Abounding in Mercy
edited by Daniel Cronin,
St Pauls, £8.95
Canon Daniel Cronin has asked a number of well-known Catholics how they see the Year of Mercy. Their answers are brief, pithy and personal. This little book could be taken day by day, article by article, for personal reflection and prayer. The editor has performed a useful service in casting his net wide, as he did for the Year for Priests some years ago.

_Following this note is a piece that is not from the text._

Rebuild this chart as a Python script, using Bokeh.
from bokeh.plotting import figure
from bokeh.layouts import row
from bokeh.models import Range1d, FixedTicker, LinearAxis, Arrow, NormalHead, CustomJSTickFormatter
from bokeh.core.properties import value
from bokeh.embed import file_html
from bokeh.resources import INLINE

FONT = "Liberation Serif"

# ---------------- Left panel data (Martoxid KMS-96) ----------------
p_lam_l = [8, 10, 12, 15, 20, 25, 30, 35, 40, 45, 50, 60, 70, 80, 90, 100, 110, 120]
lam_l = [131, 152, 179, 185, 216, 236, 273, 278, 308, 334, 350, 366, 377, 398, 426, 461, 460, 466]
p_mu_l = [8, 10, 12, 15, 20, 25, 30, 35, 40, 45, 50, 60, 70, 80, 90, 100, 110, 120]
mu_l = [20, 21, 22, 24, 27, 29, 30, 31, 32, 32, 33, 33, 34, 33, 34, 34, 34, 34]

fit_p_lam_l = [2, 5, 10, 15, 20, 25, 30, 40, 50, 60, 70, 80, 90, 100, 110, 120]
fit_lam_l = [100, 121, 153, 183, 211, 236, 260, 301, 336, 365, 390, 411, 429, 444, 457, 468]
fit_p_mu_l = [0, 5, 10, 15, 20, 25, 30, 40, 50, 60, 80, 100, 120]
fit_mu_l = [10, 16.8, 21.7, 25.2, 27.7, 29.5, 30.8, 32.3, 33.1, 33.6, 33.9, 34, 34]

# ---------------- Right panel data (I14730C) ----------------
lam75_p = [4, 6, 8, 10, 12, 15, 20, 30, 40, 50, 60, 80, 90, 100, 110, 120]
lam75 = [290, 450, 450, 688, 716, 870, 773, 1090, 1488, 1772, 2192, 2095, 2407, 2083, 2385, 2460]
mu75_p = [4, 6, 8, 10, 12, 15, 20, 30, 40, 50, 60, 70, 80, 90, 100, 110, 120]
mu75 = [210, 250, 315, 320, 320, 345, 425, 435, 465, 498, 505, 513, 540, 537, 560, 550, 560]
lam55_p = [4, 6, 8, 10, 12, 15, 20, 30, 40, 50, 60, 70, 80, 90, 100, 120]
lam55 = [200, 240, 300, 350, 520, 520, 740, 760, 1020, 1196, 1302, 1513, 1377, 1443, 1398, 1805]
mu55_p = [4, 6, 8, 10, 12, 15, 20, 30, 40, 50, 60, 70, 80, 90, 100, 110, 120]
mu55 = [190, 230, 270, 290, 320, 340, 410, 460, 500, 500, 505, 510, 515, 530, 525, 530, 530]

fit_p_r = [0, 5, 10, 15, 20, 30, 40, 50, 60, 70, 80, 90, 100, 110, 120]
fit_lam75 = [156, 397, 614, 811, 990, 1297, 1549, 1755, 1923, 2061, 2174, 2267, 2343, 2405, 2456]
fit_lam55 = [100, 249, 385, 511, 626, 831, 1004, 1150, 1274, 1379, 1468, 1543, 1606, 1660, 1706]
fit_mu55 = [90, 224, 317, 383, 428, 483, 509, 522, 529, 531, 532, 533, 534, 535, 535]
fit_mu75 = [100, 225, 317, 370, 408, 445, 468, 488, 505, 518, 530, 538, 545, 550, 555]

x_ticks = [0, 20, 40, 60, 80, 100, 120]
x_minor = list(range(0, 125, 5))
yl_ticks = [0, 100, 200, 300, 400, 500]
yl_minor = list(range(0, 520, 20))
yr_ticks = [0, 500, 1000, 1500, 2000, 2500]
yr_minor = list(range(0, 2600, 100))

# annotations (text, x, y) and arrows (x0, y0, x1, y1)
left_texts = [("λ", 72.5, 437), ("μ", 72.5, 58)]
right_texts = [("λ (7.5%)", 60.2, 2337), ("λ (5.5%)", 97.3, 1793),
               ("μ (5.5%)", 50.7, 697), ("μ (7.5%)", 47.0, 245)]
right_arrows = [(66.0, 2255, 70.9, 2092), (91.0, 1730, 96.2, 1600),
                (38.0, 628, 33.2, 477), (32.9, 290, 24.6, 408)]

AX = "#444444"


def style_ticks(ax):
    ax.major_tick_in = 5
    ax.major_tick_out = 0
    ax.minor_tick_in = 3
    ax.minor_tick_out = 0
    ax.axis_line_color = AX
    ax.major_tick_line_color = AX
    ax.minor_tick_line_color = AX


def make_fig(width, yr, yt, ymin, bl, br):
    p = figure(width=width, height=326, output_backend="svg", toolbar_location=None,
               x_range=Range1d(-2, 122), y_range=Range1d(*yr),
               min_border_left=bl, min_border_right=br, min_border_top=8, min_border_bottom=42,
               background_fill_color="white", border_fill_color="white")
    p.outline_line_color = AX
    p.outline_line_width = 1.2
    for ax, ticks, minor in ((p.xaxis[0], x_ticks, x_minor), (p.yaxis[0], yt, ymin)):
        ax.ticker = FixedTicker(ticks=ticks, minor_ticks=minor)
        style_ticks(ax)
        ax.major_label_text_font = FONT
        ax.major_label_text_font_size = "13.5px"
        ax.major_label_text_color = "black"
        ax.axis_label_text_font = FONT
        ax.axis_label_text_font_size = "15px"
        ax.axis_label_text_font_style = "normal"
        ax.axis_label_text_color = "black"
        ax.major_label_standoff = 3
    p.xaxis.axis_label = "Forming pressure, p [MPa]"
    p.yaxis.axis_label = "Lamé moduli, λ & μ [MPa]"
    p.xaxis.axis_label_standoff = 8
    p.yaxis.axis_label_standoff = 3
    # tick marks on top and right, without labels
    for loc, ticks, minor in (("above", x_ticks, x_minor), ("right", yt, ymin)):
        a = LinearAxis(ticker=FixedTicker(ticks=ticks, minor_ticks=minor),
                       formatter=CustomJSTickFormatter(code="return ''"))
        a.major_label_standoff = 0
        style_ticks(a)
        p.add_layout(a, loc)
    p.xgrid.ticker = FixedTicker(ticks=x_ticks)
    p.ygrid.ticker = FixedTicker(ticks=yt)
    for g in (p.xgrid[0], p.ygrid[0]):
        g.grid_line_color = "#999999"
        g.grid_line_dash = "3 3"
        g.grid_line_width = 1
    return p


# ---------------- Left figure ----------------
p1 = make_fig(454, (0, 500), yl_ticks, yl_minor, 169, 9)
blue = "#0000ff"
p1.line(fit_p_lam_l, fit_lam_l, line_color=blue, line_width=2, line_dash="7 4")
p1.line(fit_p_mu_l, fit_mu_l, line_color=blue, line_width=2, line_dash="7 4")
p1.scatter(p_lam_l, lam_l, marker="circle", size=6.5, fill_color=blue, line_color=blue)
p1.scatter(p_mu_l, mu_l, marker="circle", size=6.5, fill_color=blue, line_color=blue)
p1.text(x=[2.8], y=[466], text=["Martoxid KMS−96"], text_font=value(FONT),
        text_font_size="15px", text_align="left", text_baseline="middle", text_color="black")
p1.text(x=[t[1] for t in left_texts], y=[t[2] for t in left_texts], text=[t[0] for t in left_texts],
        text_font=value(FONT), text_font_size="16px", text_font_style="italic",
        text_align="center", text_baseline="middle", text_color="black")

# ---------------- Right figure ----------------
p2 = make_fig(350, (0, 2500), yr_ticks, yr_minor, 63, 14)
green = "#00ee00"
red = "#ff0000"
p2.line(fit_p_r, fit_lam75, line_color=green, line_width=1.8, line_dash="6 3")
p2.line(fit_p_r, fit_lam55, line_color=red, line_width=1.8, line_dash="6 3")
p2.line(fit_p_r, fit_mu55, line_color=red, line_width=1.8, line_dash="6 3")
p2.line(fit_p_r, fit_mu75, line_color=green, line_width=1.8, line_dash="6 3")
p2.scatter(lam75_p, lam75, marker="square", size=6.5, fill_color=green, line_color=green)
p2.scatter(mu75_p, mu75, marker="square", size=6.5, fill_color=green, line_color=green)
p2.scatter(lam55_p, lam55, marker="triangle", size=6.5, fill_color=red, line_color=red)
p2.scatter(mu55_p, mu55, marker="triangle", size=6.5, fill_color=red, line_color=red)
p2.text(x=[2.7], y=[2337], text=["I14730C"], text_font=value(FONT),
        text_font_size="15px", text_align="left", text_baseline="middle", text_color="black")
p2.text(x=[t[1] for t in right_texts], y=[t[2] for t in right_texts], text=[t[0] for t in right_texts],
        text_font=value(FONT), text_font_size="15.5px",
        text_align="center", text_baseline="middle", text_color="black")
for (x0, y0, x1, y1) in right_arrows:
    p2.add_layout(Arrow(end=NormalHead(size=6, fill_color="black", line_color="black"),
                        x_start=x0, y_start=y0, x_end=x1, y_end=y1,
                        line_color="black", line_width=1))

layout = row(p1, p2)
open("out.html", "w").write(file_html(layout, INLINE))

Quite a few of the contributors, such as Lord Patten and the composer Sir James MacMillan, have been inspired by the teaching and example of Pope Francis on mercy, but also by the clarity of Pope Benedict, for whom mercy is a frequent theme. There is, they see, a continuity in the teaching of two popes of contrasting personality. That is the continuity of the Church, and it comes from facing the
challenge of Scripture, calling us again and again to mercy and compassion.
Other contributors, from their involvement in charities such as the St Vincent de Paul Society (SVP), lay the emphasis on the experience of mercy, in ourselves in the form of forgiveness and acceptance, and through ourselves to others in the form of compassion.
It is not enough just to think about mercy, but to “do the truth in charity”, in St Paul’s words. Blessed Frédéric Ozanam, founder of the SVP, saw that this was the way to put flesh on the faith of university students in Paris after the rationalist onslaught of the French Revolution.
“The best lesson,” he wrote, “would be to show them the salutary spectacle of Our Lord Jesus Christ and his wounds in the persons of poor people”.
We learn mercy from our encounter with people; we learn it from pictures too. Sister Jane Livesey, Superior General of the Congregation of Jesus, points out the profound effect on Pope Francis of a painting, Caravaggio’s Call of Matthew in the French Church of St Louis in Rome.
That painting gave resonance to his motto, drawn from St Bede, Miserando atque eligendo, “a sinner whom the Lord has looked upon”. There is plenty of good material here for daily reflection as we enter the Year of Mercy.